Trafalgar Vale, far too snooty a name for a portly old lady tied at the waist with string, was my Aunt's house. I loved it as my aunt did for its faults, being as disinclined as she was to practical considerations over ambiance & that elusive sense of being at home. Besides there was the garden.

My Aunt was a gardener before she was anything else, a love she shared with my own mother & which created a friendship between two very dissimilar women because my Aunt was no housekeeper & her methods invariably made my mother cringe. Her garden was a tangled riot of exuberant plants, gracious old trees, secretive nooks & hidden corners. I remember the front verandah for its swathes of wisteria & golden alamander. It was a house & garden that had roots, good sturdy roots running from generation to generation, where the old stories got told & retold giving me a sense of belonging that I did not find in my modern, practical, organized home were I could not find reflections of myself.

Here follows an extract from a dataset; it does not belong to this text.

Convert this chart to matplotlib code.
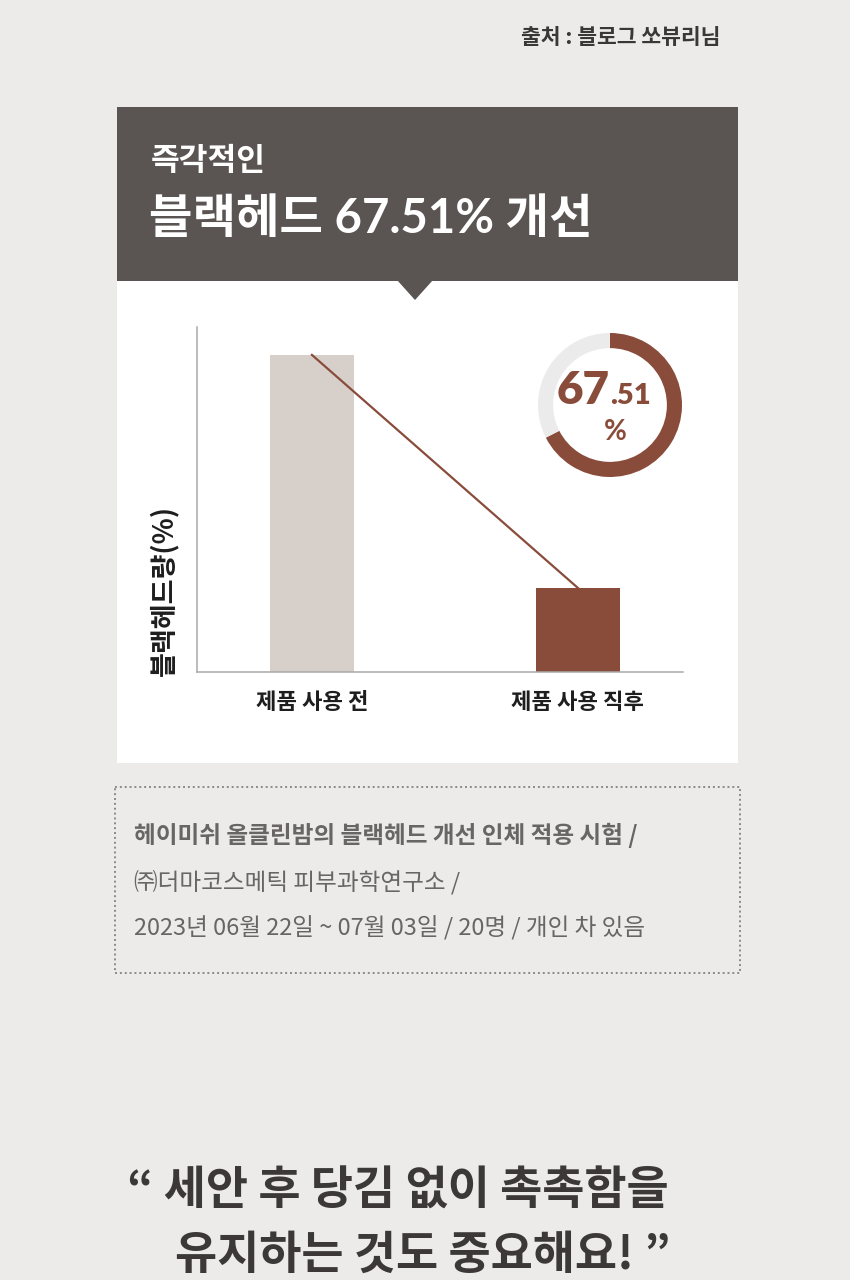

A sense of belonging is important to a child. A sense of springing from a real past, of being a cog in something larger than oneself, of moving into the future, spring from that sense of belonging & so I was careful to tell the stories as I remember them, for the people to whom the stories happened have gone now. Some of them I only know through their stories. Others I remember but as I tread the wide boards of Trafalgar Vale in my dreams they crowd about me, all the dead. As a king once said, 'I will go to them, they cannot return to me.' But I do not think they care to be forgotten.


Ruby said...

Loved this post, Ganeida.
I feel the same way about my childhood abounding in rich memories of family and history and good, deep roots.
I also thing I would love your aunts type garden!

seekingmyLord said...

I did not feel this sense of foundation in my family until we lived with my maternal grandfather in his large, old home. I wish I could write like you in describing it.

Diane Shiffer said...

I love the way you write Ganeida... I could almost smell the house. and the back verandah. and the garden too☺

Ganeida said...

Ruby: you would have adored this old Queenslander! I really objected when my aunt sold it but of course it was too big & unweildy for her to manage any longer. The people who bought it have restored it beautifully, but you know, it lost something of its charm in the transformation.

Seeking: I don't think you find this at all in modern houses. They do not lend themselves well to storytelling ~ & councils do not like the old places so well. Their quirks can be deadly.

Persuaded: Everything in this house was *vintage*. You would have adored it! ♥

Pen Wilcock said...

I love the sound of this auntie and her house. I watch people like her with something similar to envy - I can't bear it if everything isn;t cleaned and tidied and kept in good condition - and I really admire people who can sit loose to events and possessions and just be their own true selves. Lovely house lovely garden lovely lady :0)

Ganeida said...

lol Ember: People like my aunt & I drive my mother crazy. ☺ She loves us to bits but our methods leave much to be desired in her book while we remain pretty much oblivious to everything but what presently obssesses us. It's a big world; room for all sorts.